This is by far one of the most beautiful sets of photos I’ve seen of Earth taken from orbiting satellites. Chris Ingham Brooke from Environmental Graffiti has posted a set of the 30 Most Incredible Abstract Satellite Images of Earth. Below are a few of my favorites, but it is very much worth your while to check out the full post. Each image is wallpaper sized and includes information about environment photographed.
Top Left: A stunning outcrop of black rock covered in swathes of shifting sand – Terkezi Oasis, Chad
Top Center: Bolivian Deforestation – an image of the once vast carpet of rainforest in the Amazon basin.
Top Right: Dasht-e Kavir, or valley of desert, Iran
Bottom Left: Malaspina Glacier pours into the Bay of Alaska
Bottom Center: Karman vortex, a repeating pattern of spinning vortices caused by the unsteady separation of flow over bluff bodies.

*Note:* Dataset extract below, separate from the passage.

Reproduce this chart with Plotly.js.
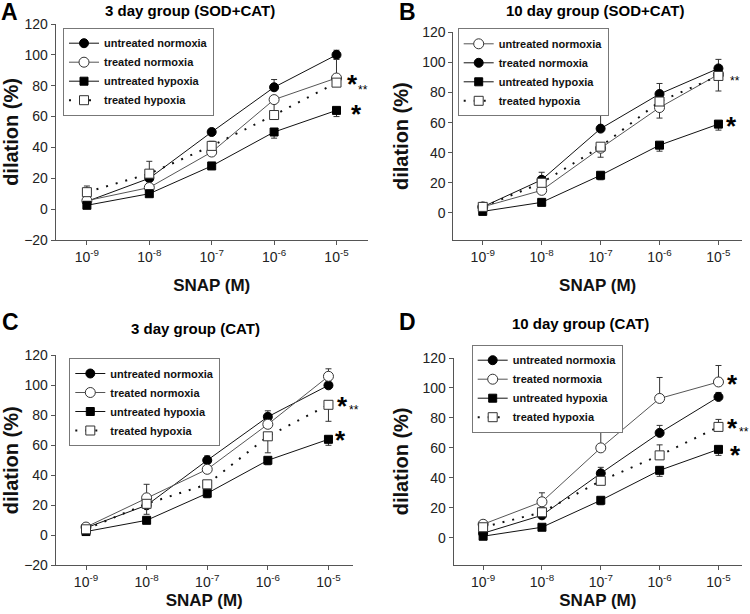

Bottom Right: The rivers of this small country in West Africa, Guinea-Bissau
[tags]photography, satellite, abstract[/tags]
What I find particularly amazing is the similarity of these satellite images to my macro rock abstracts. Patterns in nature never cease to amaze me in how similar they can be from very different viewpoints.
Hi, Jim!
I thought you might be interested in knowing that these images can also be found at the “Earth As Art” website. http://earthasart.gsfc.nasa.gov/index.htm
NASA and USGS donated a boatload of images to the Library of Congress. A good friend of mine works for EROS and prepared the descriptions of the images.